The underlying thing about Kanye is no one believed in him. Every record label told him that his ideas were garbage... until the Jay-Z album The Blueprint. Even then, no one appreciated his other musical talents.
The majority of people in similar situations would have quit after the first or second "no." They would have listened to their friends, cousins, significant others and gotten a real job. Kanye had to tell himself everyday that his ideas had value and as a result he had to do what the "self-development" arena calls "pumping your own state."
Most highly successful people (in life and in business) are extremely confident, entitled, and potentially a-holes. There's an extremely thin line between confidence and delusions of grandeur. The reality is if you want that level of success, you may have to flirt with that very same line.
The majority of people will never understand what that's like -- nor can they ever relate. Those people exist in all walks of life. Look around, they're everywhere. Not just celebrities or athletes. If you listen to Michael Jordan's Hall of Fame speech, to the average person (who's average thinking) it will sound petty -- but if you dive deeper into his words, Jordan details the various examples of motivation that pushed him to extreme heights. These types of people are driven by their ambition/drive. The money and influence are byproducts, spoils of the struggle -- which is why the average person says "if I had their money... I'd just quit and chill!" or "How much money is enough money!?" At some point, it's not about the money; the money is merely yet another benchmark to measure their movements. This probably why the average person remains average -- because that person may not be willing to push themselves beyond the limits of the average.

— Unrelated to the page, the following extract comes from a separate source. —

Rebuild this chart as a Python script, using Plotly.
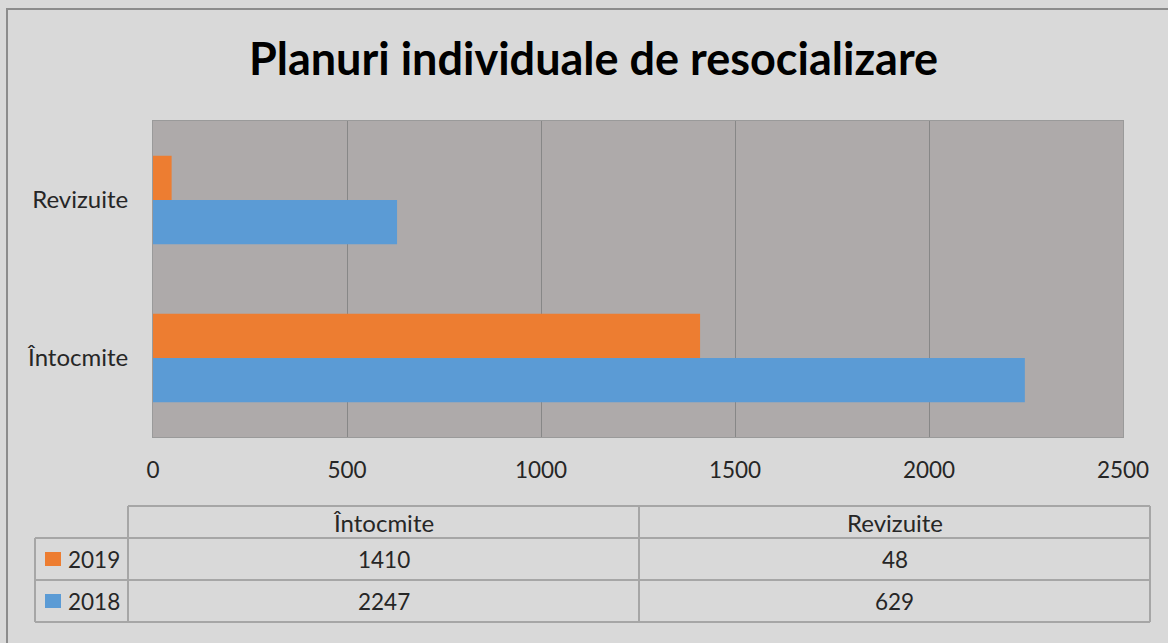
import plotly.graph_objects as go

categories = ["Întocmite", "Revizuite"]
series_names = ["2018", "2019"]
values_2018 = [2247, 629]
values_2019 = [1410, 48]
x_ticks = [0, 500, 1000, 1500, 2000, 2500]

colors = {"2018": "#5b9bd5", "2019": "#ed7d31"}
FONT = "Lato"
W, H = 1168, 643
L, R, T, B = 153, 1123, 121, 437
NUM = 22.5
TXT = 24

def px(xp):
    return (xp - L) / (R - L)

def py(yp):
    return (B - yp) / (B - T)

fig = go.Figure()
fig.add_trace(go.Bar(y=categories, x=values_2018, name="2018", orientation="h",
                     marker=dict(color=colors["2018"], line=dict(width=0))))
fig.add_trace(go.Bar(y=categories, x=values_2019, name="2019", orientation="h",
                     marker=dict(color=colors["2019"], line=dict(width=0))))

fig.update_layout(
    width=W, height=H,
    margin=dict(l=L, r=W - R, t=T, b=H - B),
    paper_bgcolor="#d9d9d9", plot_bgcolor="#aeaaaa",
    barmode="group", bargap=0.44, bargroupgap=0,
    showlegend=False,
    title=dict(text="<b>Planuri individuale de resocializare</b>", x=593.5 / W, xanchor="center",
               xref="container", y=1 - 59.5 / H, yanchor="middle",
               font=dict(family=FONT, size=45, color="#000000")),
    font=dict(family=FONT, color="#262626"),
    xaxis=dict(range=[0, 2500], tickvals=x_ticks, showgrid=True, gridcolor="#878787",
               gridwidth=1, zeroline=False, tickfont=dict(size=NUM, color="#262626"),
               ticks="", ticklabelstandoff=13, showline=True, linecolor="#9a9a9a",
               mirror=True, fixedrange=True),
    yaxis=dict(tickfont=dict(size=TXT, color="#262626"), ticks="", ticklabelstandoff=19,
               showline=True, linecolor="#9a9a9a", mirror=True, fixedrange=True),
)

shapes = []
# outer chart border
shapes.append(dict(type="rect", xref="paper", yref="paper",
                   x0=px(7), x1=px(1180), y0=py(655), y1=py(9),
                   line=dict(color="#8c8c8c", width=2), fillcolor="rgba(0,0,0,0)", layer="below"))

# data table
tcol = [35, 128, 639, 1150]
trow = [506, 538, 580, 622]
lc = "#a6a6a6"
def hline(x0, x1, y):
    shapes.append(dict(type="line", xref="paper", yref="paper", x0=px(x0), x1=px(x1),
                       y0=py(y), y1=py(y), line=dict(color=lc, width=2)))
def vline(x, y0, y1):
    shapes.append(dict(type="line", xref="paper", yref="paper", x0=px(x), x1=px(x),
                       y0=py(y0), y1=py(y1), line=dict(color=lc, width=2)))

hline(tcol[1], tcol[3], trow[0])
for y in trow[1:]:
    hline(tcol[0], tcol[3], y)
vline(tcol[0], trow[1], trow[3])
for x in tcol[1:]:
    vline(x, trow[0], trow[3])

annotations = []
for j, cat in enumerate(categories):
    cx = (tcol[1 + j] + tcol[2 + j]) / 2
    annotations.append(dict(xref="paper", yref="paper", x=px(cx), y=py((trow[0] + trow[1]) / 2),
                            xanchor="center", yanchor="middle",
                            text=cat, showarrow=False, font=dict(family=FONT, size=TXT, color="#262626")))

table_rows = [("2019", values_2019), ("2018", values_2018)]
for i, (name, vals) in enumerate(table_rows):
    yc = (trow[1 + i] + trow[2 + i]) / 2
    shapes.append(dict(type="rect", xref="paper", yref="paper",
                       x0=px(45), x1=px(61), y0=py(yc + 7), y1=py(yc - 7),
                       fillcolor=colors[name], line=dict(width=0)))
    annotations.append(dict(xref="paper", yref="paper", x=px(66), y=py(yc), xanchor="left",
                            yanchor="middle",
                            text=name, showarrow=False, font=dict(family=FONT, size=NUM, color="#262626")))
    for j, v in enumerate(vals):
        cx = (tcol[1 + j] + tcol[2 + j]) / 2
        annotations.append(dict(xref="paper", yref="paper", x=px(cx), y=py(yc),
                                xanchor="center", yanchor="middle",
                                text=str(v), showarrow=False, font=dict(family=FONT, size=NUM, color="#262626")))

fig.update_layout(shapes=shapes, annotations=annotations)
fig.write_html("out.html", config={"displayModeBar": False},
               post_script="document.body.style.margin='0';")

I can relate on a smaller scale. In my freshman year of high school, I remember being told by two upperclassmen (still remember their names and they are Facebook friends but I won't put them on blast) that I wasn't good enough to play high school basketball. Their words were my motivation. I got angry. I worked out harder, worked out longer, I became a grinder. I had one mission in life at that point. Everything that distracted from this goal was removed. I ended up being named All-TDCAA (All City of Toronto). I went through a similar experience while trying to get a book deal for Start Me Up! The No Business Plan, Business Plan! (300 no's from literary agents until I got a yes on the 301st).
I learned that getting what you want in life isn't easy but the endeavor is worth it. Some myths you will hear are "this person is successful because he/she was lucky!", "I can't get what I want because (insert social class that's ruining your chances here) is trying to keep me down."
If you raise your level of awareness to a higher paradigm, you'll realize a few things about these myths (and others like it):
- Limits and myths initially jail you but at some point, you become your own jailer!
- The failure myths take away your responsibility in your future/journey/path.
I'm not saying you have to be an asshole to be successful but I completely understand why some successful people are. I'm also not saying that Kanye's behavior is acceptable but I understand. While people were getting jobs, Kanye was in his mom's basement digging through crates of random records, creating a technique and sound that has changed the way production is done.
His records inspired people like Drake, and a host of others. Whether you like his music or not is irrelevant to me. What matters is understanding how difficult it is to climb any Mount Everest. More importantly, you have to burst through the negativity because your dreams matter.